# [BRIEF]
Print the records below exactly, starting at the first line and stopping after the line that contains "yticks = [0, 5, 10, 15, 20, 25, 30, 35, 40]". Leave out any pictures.

# [DATA ROWS]
::::::

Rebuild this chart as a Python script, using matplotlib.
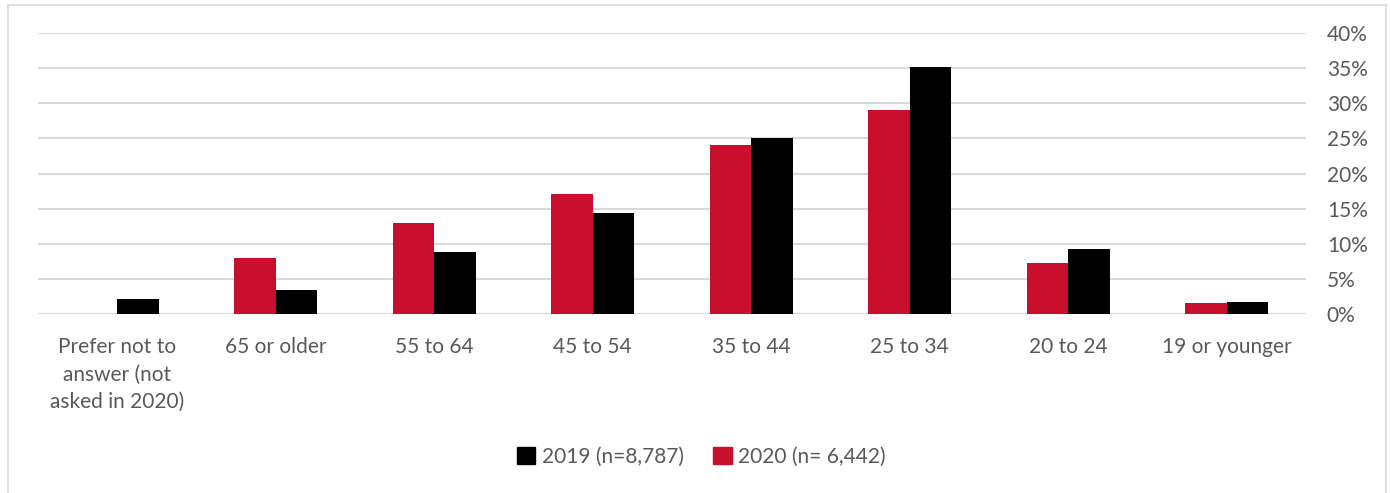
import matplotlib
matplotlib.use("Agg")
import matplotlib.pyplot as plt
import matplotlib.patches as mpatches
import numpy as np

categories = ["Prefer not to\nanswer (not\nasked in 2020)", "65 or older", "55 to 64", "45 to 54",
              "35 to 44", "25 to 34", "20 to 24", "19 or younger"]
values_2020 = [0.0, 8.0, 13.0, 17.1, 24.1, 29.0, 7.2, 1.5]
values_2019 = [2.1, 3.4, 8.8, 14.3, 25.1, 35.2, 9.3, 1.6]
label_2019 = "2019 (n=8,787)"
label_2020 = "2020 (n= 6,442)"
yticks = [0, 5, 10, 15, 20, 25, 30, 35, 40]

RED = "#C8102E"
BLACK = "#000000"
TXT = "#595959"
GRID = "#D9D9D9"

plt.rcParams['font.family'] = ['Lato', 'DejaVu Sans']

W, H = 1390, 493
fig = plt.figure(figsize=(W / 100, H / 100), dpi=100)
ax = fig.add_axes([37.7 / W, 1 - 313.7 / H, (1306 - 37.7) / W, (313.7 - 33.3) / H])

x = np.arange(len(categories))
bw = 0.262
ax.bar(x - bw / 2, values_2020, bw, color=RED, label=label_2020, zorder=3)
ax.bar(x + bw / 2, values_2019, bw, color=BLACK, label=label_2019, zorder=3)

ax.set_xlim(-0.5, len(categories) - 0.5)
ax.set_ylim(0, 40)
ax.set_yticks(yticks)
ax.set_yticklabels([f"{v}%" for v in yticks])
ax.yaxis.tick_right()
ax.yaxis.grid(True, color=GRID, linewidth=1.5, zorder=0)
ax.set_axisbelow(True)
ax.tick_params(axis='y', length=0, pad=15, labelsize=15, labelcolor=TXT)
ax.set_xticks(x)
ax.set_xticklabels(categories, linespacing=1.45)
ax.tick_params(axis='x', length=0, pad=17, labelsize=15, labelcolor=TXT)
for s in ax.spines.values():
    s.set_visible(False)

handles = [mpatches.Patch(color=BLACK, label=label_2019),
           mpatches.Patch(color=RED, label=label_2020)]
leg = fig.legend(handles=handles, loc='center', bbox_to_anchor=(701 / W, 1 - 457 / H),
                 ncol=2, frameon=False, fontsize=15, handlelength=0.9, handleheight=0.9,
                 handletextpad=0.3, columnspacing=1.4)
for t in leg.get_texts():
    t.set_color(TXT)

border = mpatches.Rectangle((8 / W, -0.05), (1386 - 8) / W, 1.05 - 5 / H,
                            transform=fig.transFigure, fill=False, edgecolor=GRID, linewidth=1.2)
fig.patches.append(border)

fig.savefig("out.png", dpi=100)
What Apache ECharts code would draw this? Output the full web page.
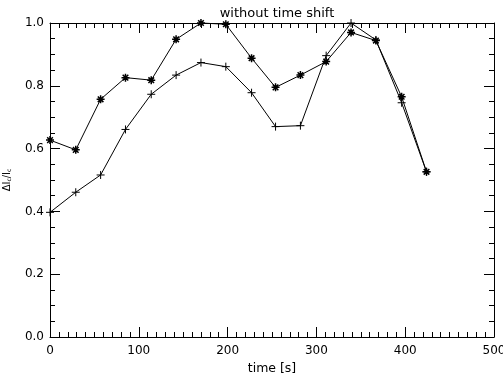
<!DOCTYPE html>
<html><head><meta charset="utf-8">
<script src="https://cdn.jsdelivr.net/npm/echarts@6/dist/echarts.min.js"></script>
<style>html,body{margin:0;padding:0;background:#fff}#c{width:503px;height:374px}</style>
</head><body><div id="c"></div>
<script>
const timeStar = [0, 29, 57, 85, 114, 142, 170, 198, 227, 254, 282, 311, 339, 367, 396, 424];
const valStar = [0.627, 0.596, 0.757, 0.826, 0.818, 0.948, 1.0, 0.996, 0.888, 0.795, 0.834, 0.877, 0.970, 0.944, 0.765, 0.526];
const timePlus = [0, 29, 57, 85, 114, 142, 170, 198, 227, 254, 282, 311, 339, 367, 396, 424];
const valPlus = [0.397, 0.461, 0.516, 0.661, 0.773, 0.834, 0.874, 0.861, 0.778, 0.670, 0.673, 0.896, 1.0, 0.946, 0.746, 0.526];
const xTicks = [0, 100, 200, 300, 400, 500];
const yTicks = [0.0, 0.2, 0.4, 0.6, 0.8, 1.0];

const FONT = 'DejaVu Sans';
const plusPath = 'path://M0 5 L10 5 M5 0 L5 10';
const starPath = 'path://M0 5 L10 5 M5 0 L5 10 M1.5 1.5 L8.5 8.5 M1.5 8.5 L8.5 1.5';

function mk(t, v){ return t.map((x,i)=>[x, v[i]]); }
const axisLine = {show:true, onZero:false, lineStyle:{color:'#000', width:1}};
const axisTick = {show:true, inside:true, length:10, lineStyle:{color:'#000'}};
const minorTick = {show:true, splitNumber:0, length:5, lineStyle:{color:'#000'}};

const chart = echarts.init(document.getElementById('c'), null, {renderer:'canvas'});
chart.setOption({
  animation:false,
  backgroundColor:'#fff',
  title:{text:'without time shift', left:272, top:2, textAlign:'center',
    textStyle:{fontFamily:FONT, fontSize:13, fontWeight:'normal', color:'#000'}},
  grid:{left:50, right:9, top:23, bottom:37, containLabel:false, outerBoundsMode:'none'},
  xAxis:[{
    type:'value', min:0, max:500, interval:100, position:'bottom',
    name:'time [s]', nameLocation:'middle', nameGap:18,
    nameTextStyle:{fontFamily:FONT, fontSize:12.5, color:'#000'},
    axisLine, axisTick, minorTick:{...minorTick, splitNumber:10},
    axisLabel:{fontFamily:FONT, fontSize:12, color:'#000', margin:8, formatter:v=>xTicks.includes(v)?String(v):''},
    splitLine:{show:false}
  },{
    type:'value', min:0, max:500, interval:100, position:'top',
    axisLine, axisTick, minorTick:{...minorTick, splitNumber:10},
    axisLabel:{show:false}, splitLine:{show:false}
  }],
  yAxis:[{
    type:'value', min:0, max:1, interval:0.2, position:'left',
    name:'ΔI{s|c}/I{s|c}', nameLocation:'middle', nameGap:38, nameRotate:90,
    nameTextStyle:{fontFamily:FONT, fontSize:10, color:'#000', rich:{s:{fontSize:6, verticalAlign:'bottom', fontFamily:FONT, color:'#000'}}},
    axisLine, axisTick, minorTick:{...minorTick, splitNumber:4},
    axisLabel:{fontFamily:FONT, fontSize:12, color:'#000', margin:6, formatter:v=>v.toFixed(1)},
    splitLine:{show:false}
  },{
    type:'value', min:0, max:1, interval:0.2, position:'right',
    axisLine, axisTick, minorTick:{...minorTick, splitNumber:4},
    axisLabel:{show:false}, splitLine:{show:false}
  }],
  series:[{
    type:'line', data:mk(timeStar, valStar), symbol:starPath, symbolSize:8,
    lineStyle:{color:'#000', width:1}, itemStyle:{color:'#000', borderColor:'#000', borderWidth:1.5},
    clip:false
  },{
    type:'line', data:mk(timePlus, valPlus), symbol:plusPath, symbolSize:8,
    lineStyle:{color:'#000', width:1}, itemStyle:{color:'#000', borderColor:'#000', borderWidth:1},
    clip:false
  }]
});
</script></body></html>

::::::

# [EXERCISE RESPONSE]
Rebuild this chart as a Python script, using matplotlib.
import matplotlib
matplotlib.use("Agg")
import matplotlib.pyplot as plt
import matplotlib.patches as mpatches
import numpy as np

categories = ["Prefer not to\nanswer (not\nasked in 2020)", "65 or older", "55 to 64", "45 to 54",
              "35 to 44", "25 to 34", "20 to 24", "19 or younger"]
values_2020 = [0.0, 8.0, 13.0, 17.1, 24.1, 29.0, 7.2, 1.5]
values_2019 = [2.1, 3.4, 8.8, 14.3, 25.1, 35.2, 9.3, 1.6]
label_2019 = "2019 (n=8,787)"
label_2020 = "2020 (n= 6,442)"
yticks = [0, 5, 10, 15, 20, 25, 30, 35, 40]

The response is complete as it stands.